I have a C function:

int64_t fn(int64_t a, int32_t b, int32_t c, int32_t d)
{
    /* should return (a * b * c)/d */   
}

It is possible for a to be near INT64_MAX, but for the final result not to overflow, for instance if b = 1, c = d = 40. However, I am having trouble figuring out how to compute this so that I never lose data to rounding (by doing the division first) or have an intermediate result overflow.

If I had access to a large enough datatype to fit the whole product of a, b, and c, I would just do the math in that type and then truncate, but is there some way I can do this without big integers?

Write a = q*d + r with |r| < |d| (I'm assuming d != 0, otherwise the computation is meaningless anyway). Then (a*b*c)/d = q*b*c + (r*b*c)/d. If q*b*c overflows, the entire computation would overflow anyway, so either you don't care, or you have to check for overflow. r*b*c might still overflow, so we again use the same method to avoid overflow,

int64_t q = a/d, r = a%d;
int64_t part1 = q*b*c;
int64_t q1 = (r*b)/d, r1 = (r*b)%d;
return part1 + q1*c + (r1*c)/d;

I would suggest finding the greatest common divisor of d with each of a, b, and c, dividing out the common factors as you go:

common = gcd(a,d) // You can implement GCD using Euclid's algorithm

a=a/common
d=d/common

common = gcd(b,d)
b=b/common
d=d/common

common = gcd(c,d)
c=c/common
d=d/common

Then calculate a*b*c/d with all the common factors removed.
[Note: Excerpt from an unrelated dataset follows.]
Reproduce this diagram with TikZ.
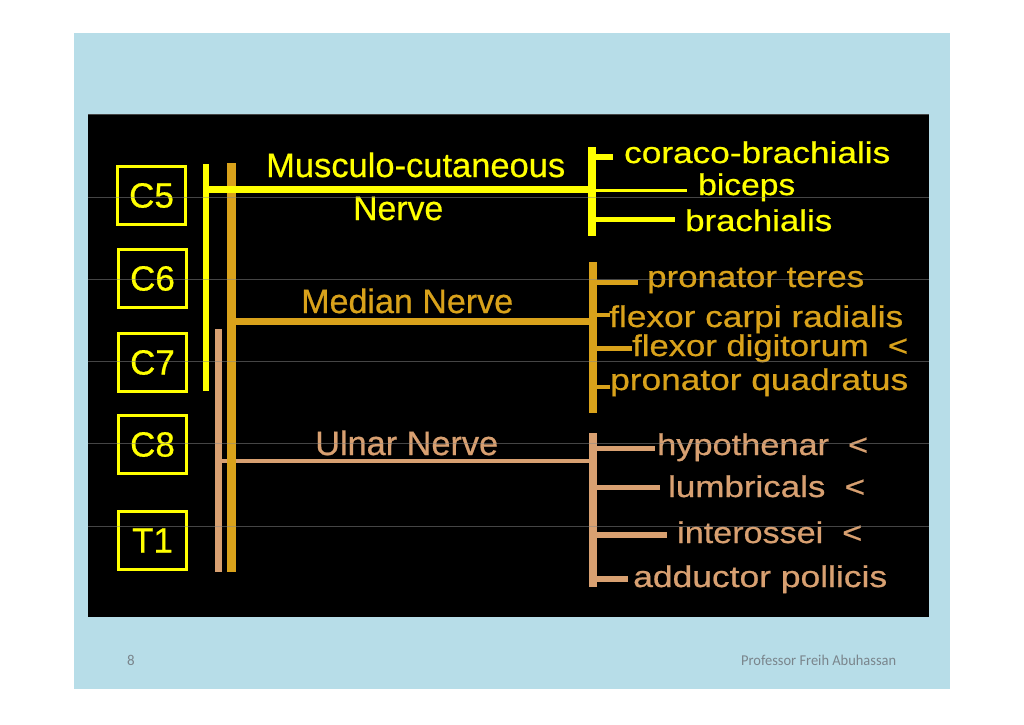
\documentclass[tikz,border=0pt]{standalone}
\usepackage{fontspec}
\setmainfont{Liberation Sans}[FakeBold=0.6]
\newfontfamily\footfont{Carlito}
\usepackage{graphicx}
\definecolor{slideblue}{HTML}{B7DDE8}
\definecolor{ny}{HTML}{FFFF00}
\definecolor{ngold}{HTML}{D9A21B}
\definecolor{ntan}{HTML}{D8A071}
\definecolor{foot}{HTML}{7A858C}
\definecolor{gridgray}{HTML}{8A8A8A}
\newcommand\fw[2]{\resizebox{#1pt}{\height}{#2}}
\begin{document}
\begin{tikzpicture}[x=1pt,y=-1pt,
  lbl/.style={inner sep=0pt, anchor=base west, font=\fontsize{30}{30}\selectfont},
  big/.style={inner sep=0pt, anchor=base west, font=\fontsize{34}{34}\selectfont},
  segbox/.style={draw=ny, line width=2.6pt, minimum width=68pt, minimum height=58pt,
     inner sep=0pt, text=ny, font=\fontsize{35}{35}\selectfont},
  bar/.style={line cap=butt},
  gridline/.style={draw=gridgray, line width=0.7pt},
  footlbl/.style={inner sep=0pt, anchor=base west, text=foot, font=\footfont\fontsize{15}{15}\selectfont}]
\useasboundingbox (0,0) rectangle (1024,724);
\fill[white] (0,0) rectangle (1024,724);
\fill[slideblue] (74,33) rectangle (950,689);
\fill[black] (88,114) rectangle (929,617);

% segment boxes
\node[segbox] (c5) at (151.5,195.5) {C5};
\node[segbox] (c6) at (152.5,278.5) {C6};
\node[segbox] (c7) at (152.5,362.5) {C7};
\node[segbox] (c8) at (152.5,444.5) {C8};
\node[segbox] (t1) at (152.5,540.5) {T1};

% trunk coordinates
\coordinate (ytop) at (206,164);   \coordinate (ybot) at (206,391);
\coordinate (gtop) at (231.5,163); \coordinate (gbot) at (231.5,572);
\coordinate (ttop) at (218.5,329); \coordinate (tbot) at (218.5,572);
\coordinate (yl) at (206,189);   \coordinate (yr) at (592,189);
\coordinate (gl) at (231,321.5); \coordinate (gr) at (593,321.5);
\coordinate (tl) at (218,461);   \coordinate (tr) at (592.5,461);

% right bars
\coordinate (ybt) at (592,147);   \coordinate (ybb) at (592,236);
\coordinate (gbt) at (593,262);   \coordinate (gbb) at (593,413);
\coordinate (tbt) at (592.5,433); \coordinate (tbb) at (592.5,587);

% ulnar (tan)
\draw[bar, ntan, line width=4pt] (tl) -- (tr);
\draw[bar, ntan, line width=7pt] (ttop) -- (tbot);
\draw[bar, ntan, line width=8pt] (tbt) -- (tbb);
% median (gold)
\draw[bar, ngold, line width=9pt] (gtop) -- (gbot);
\draw[bar, ngold, line width=7pt] (gl) -- (gr);
\draw[bar, ngold, line width=8pt] (gbt) -- (gbb);
% musculo-cutaneous (yellow)
\draw[bar, ny, line width=6pt] (ytop) -- (ybot);
\draw[bar, ny, line width=7pt] (yl) -- (yr);
\draw[bar, ny, line width=8pt] (ybt) -- (ybb);

% nerve labels
\node[big, text=ny] (mc) at (266,177) {\fw{299}{Musculo-cutaneous}};
\node[big, text=ny] (mcn) at (353,220) {\fw{90}{Nerve}};
\node[big, text=ngold] (med) at (301,313) {\fw{212}{Median Nerve}};
\node[big, text=ntan] (uln) at (315,455) {\fw{183}{Ulnar Nerve}};

% yellow muscles
\node[lbl, text=ny] (m1) at (624,163) {\fw{266}{coraco-brachialis}};
\node[lbl, text=ny] (m2) at (698,195) {\fw{97}{biceps}};
\node[lbl, text=ny] (m3) at (685,231) {\fw{147}{brachialis}};
\draw[bar, ny, line width=6pt] (592,157) -- (613,157);
\draw[bar, ny, line width=3pt] (592,190) -- (687,190);
\draw[bar, ny, line width=5pt] (592,219) -- (675,219);

% gold muscles
\node[lbl, text=ngold] (m4) at (647,287) {\fw{217}{pronator teres}};
\node[lbl, text=ngold] (m5) at (609,327) {\fw{294}{flexor carpi radialis}};
\node[lbl, text=ngold] (m6) at (632,356) {\fw{276}{flexor digitorum \ <}};
\node[lbl, text=ngold] (m7) at (610,390) {\fw{298}{pronator quadratus}};
\draw[bar, ngold, line width=5pt] (593,282) -- (638,282);
\draw[bar, ngold, line width=4pt] (593,315) -- (610,315);
\draw[bar, ngold, line width=5pt] (593,348) -- (632,348);
\draw[bar, ngold, line width=4pt] (593,387) -- (610,387);

% tan muscles
\node[lbl, text=ntan] (m8) at (657,455) {\fw{211}{hypothenar \ <}};
\node[lbl, text=ntan] (m9) at (668,497) {\fw{197}{lumbricals \ <}};
\node[lbl, text=ntan] (m10) at (677,543) {\fw{185}{interossei \ <}};
\node[lbl, text=ntan] (m11) at (633,587) {\fw{254}{adductor pollicis}};
\draw[bar, ntan, line width=5pt] (592.5,448) -- (655,448);
\draw[bar, ntan, line width=5pt] (592.5,487) -- (660,487);
\draw[bar, ntan, line width=6pt] (592.5,535) -- (667,535);
\draw[bar, ntan, line width=6pt] (592.5,579) -- (628,579);

% faint rendering lines
\foreach \yy in {114,197,279,361,443,526}
  \draw[gridline, opacity=0.5] (88,\yy) -- (929,\yy);

% footer
\node[footlbl] (pg) at (127,665) {8};
\node[footlbl] (auth) at (741,665) {\fw{155}{Professor Freih Abuhassan}};
\end{tikzpicture}
\end{document}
Euclid's GCD algorithm runs in logarithmic time, so this should be fairly efficient.

It's easy to see that some inputs would produce outputs that cannot be represented by the return type int64_t. For example, fn(INT64_MAX, 2, 1, 1). However, the following approach will should allow you to return a correct answer for any combination of inputs that does in fact fit within the range of int64_t.

int64_t fn(int64_t a, int32_t b, int32_t c, int32_t d)
{
    /* find the integer and remainder portions of a/d */
    int64_t leftI = a / d;
    int64_t leftR = a % d;

    /* multiply the integer portion of the result by b and c */
    int64_t resultI = leftI * b * c;

    /* multiply the remainder portion by b */
    int64_t resultR = leftR * b;
    resultI = resultI + (resultR / d) * c;

    /* multiply the remainder portion by c */
    resultR = (resultR % d) * c;

    return resultI + (resultR / d);
}

If you are working on x86_64 then the asm supports 128 bit integers:

int64_t fn(uint64_t a, uint64_t b, uint64_t c, uint64_t d) {

    asm (
        "mulq %1\n"          // a *= b
        "movq %%rbx, %%rdx\n"// rbx = upper 64 bit of the multiplication
        "mulq %2\n"          // multiply the lower 64 bits by c
        "push %%rax\n"       // temporarily save the lowest 64 bits on the stack
        "mov %%rcx, %%rdx\n" // rcx = upper 64 bits of the multiplication
        "movq %%rax, %%rbx\n"// 
        "mulq %2\n"          // multiply the upper 64 bits by c
        "addq %%rax, %%rcx\n"// combine the middle 64 bits
        "addcq %%rdx, $0\n"  // transfer carry tp the higest 64 bits if present
        "divq %3\n"          // divide the upper 128 (of 192) bits by d
        "mov %%rbx, %%rax\n" // rbx = result
        "pop %%rax\n"
        "divq %3\n"          // divide remainder:lower 64 bits by d
        : "+a" (a)           // assigns a to rax register as in/out
        , "+b" (b)           // assigns b to rbx register
        : "g" (c)            // assigns c to random register
        , "g" (d)            // assigns d to random register
        : "edx", "rdx"       // tells the compiler that edx/rdx will be used internally, but does not need any input
    );

    // b now holds the upper 64 bit if (a * b * c / d) > UINT64_MAX
    return a;
}

Please note that all input integers have to be the same length. Working length will be double the input. Works with unsigned only.

The native div and mul instructions on x86 work on double-length exactly to allow for overflows. Sadly I am unaware of a compiler intrinsic to make use of them.